Bonus Round: A Play Renamed Correctly
Plays that weren’t named after their choruses are usually named after the protagonist. “Protagonist” (first actor) is a technical term here — the lead actor played the character with the most lines, like Medea or Oedipus, while the deuteragonist (second actor) played a cast of characters brought on to disagree with or challenge them, and then the tritagonist (third actor) played a number of usually-unnamed messengers with bit parts. This means that the protagonist of the play we call Antigone played Creon, and indeed, early records suggest that might have been the show’s original name. However, Antigone is the character we all care about most, and it’s definitely her play. I’m glad this one stuck.

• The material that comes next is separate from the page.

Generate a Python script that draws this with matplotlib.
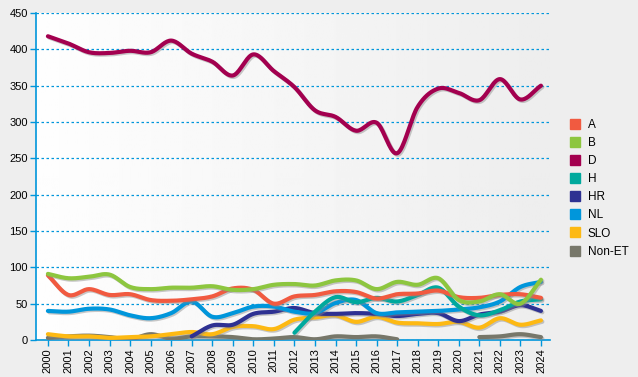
import numpy as np
import matplotlib.pyplot as plt
import matplotlib.patheffects as pe
from matplotlib.lines import Line2D

plt.rcParams['font.family'] = ['Liberation Sans', 'DejaVu Sans']

years = np.arange(2000, 2025)
nan = np.nan

A = [89, 62, 70, 62, 63, 55, 54, 56, 60, 71, 69, 50, 60, 62, 67, 66, 57, 63, 64, 68, 59, 58, 62, 63, 58]
B = [91, 85, 87, 90, 73, 70, 72, 72, 74, 69, 70, 76, 77, 75, 82, 82, 70, 80, 76, 85, 55, 53, 63, 50, 83]
D = [418, 408, 396, 395, 398, 396, 412, 394, 383, 364, 393, 370, 348, 316, 307, 288, 299, 257, 321, 346, 340, 330, 359, 331, 350]
H = [nan] * 12 + [10, 39, 59, 52, 58, 53, 62, 72, 46, 34, 41, 53, 56]
HR = [nan] * 7 + [5, 20, 21, 36, 39, 44, 37, 36, 37, 36, 33, 36, 37, 26, 35, 39, 48, 40]
NL = [40, 39, 43, 42, 34, 30, 37, 53, 32, 37, 46, 46, 39, 37, 51, 55, 37, 38, 39, 40, 42, 45, 53, 73, 80]
SLO = [8, 5, 5, 3, 4, 5, 8, 11, 8, 18, 19, 15, 28, 31, 34, 25, 32, 24, 23, 22, 25, 17, 30, 21, 27]
NonET = [3, 5, 6, 4, 1, 8, 2, 5, 5, 4, 1, 2, 4, 1, 5, 4, 5, 1, nan, nan, nan, 4, 5, 8, 4]

names = ['A', 'B', 'D', 'H', 'HR', 'NL', 'SLO', 'Non-ET']
series = [A, B, D, H, HR, NL, SLO, NonET]
colors = ['#f15a40', '#8dc63f', '#a3004f', '#00a99d', '#2e3192', '#0096db', '#fdb913', '#77776a']
# drawing order (back to front)
order = [7, 6, 4, 5, 3, 0, 1, 2]


def smooth(x, y, n=20):
    # catmull-rom between the points
    x = np.asarray(x, float)
    y = np.asarray(y, float)
    if len(x) < 2:
        return x, y
    m = np.zeros_like(y)
    m[1:-1] = (y[2:] - y[:-2]) / 2
    m[0] = y[1] - y[0]
    m[-1] = y[-1] - y[-2]
    xs, ys = [], []
    for i in range(len(x) - 1):
        t = np.linspace(0, 1, n, endpoint=False)
        h00 = 2*t**3 - 3*t**2 + 1
        h10 = t**3 - 2*t**2 + t
        h01 = -2*t**3 + 3*t**2
        h11 = t**3 - t**2
        xs.append(x[i] + t*(x[i+1] - x[i]))
        ys.append(h00*y[i] + h10*m[i] + h01*y[i+1] + h11*m[i+1])
    xs.append([x[-1]])
    ys.append([y[-1]])
    return np.concatenate(xs), np.concatenate(ys)


fig = plt.figure(figsize=(6.38, 3.77), dpi=100, facecolor='#eeeeee')
ax = fig.add_axes([36/638, 1 - 340/377, (550 - 36)/638, 327/377])

# background gradient
grad = np.linspace(0.995, 0.93, 256).reshape(1, -1)
ax.imshow(grad, extent=[0, 1, 0, 1], transform=ax.transAxes, cmap='gray',
          vmin=0, vmax=1, aspect='auto', zorder=0)

shadow = [pe.SimpleLineShadow(offset=(1.0, -1.0), shadow_color='#888888', alpha=0.45), pe.Normal()]
for k in order:
    y = np.array(series[k], float)
    ok = ~np.isnan(y)
    # split into contiguous parts
    idx = np.where(ok)[0]
    parts = np.split(idx, np.where(np.diff(idx) > 1)[0] + 1)
    for p in parts:
        sx, sy = smooth(years[p], y[p])
        ax.plot(sx, sy, color=colors[k], lw=3, solid_capstyle='round',
                path_effects=shadow, zorder=3)

ax.set_xlim(1999.42, 2024.44)
ax.set_ylim(0, 450)
ax.set_yticks(range(0, 451, 50))
ax.set_xticks(years)
ax.set_xticklabels([str(v) for v in years], rotation=90)
ax.yaxis.grid(True, color='#0096db', linestyle=(0, (2, 2)), lw=0.9)
ax.set_axisbelow(True)
for s in ['top', 'right']:
    ax.spines[s].set_visible(False)
for s in ['left', 'bottom']:
    ax.spines[s].set_color('#0096db')
    ax.spines[s].set_linewidth(1.2)
ax.tick_params(axis='both', colors='#0096db', labelcolor='black', labelsize=8,
               length=4, width=1, pad=2)

handles = [Line2D([], [], marker='s', linestyle='none', markersize=7,
                  markerfacecolor=c, markeredgecolor=c) for c in colors]
fig.legend(handles, names, loc='upper left', bbox_to_anchor=(563/638, 1 - 114/377),
           frameon=False, fontsize=8.5, handletextpad=0.5, labelspacing=0.52,
           handlelength=1.2, borderaxespad=0)

fig.savefig('out.png', dpi=100, facecolor=fig.get_facecolor())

Readers, are there any texts whose titles fill you with inarticulate rage? Share in the comments!
Taplin calls Women of Trachis ‘Deianira’. That seems right to me.
I have encountered versions of Oedipus that were titled “Oedipus the King” which does seem like a fair cop since they are, y’know, translating into English. Nobody is saying either “rex” or “tyrannos” in the actual text, and this clarifies that the first part is a name while the second is a title/role.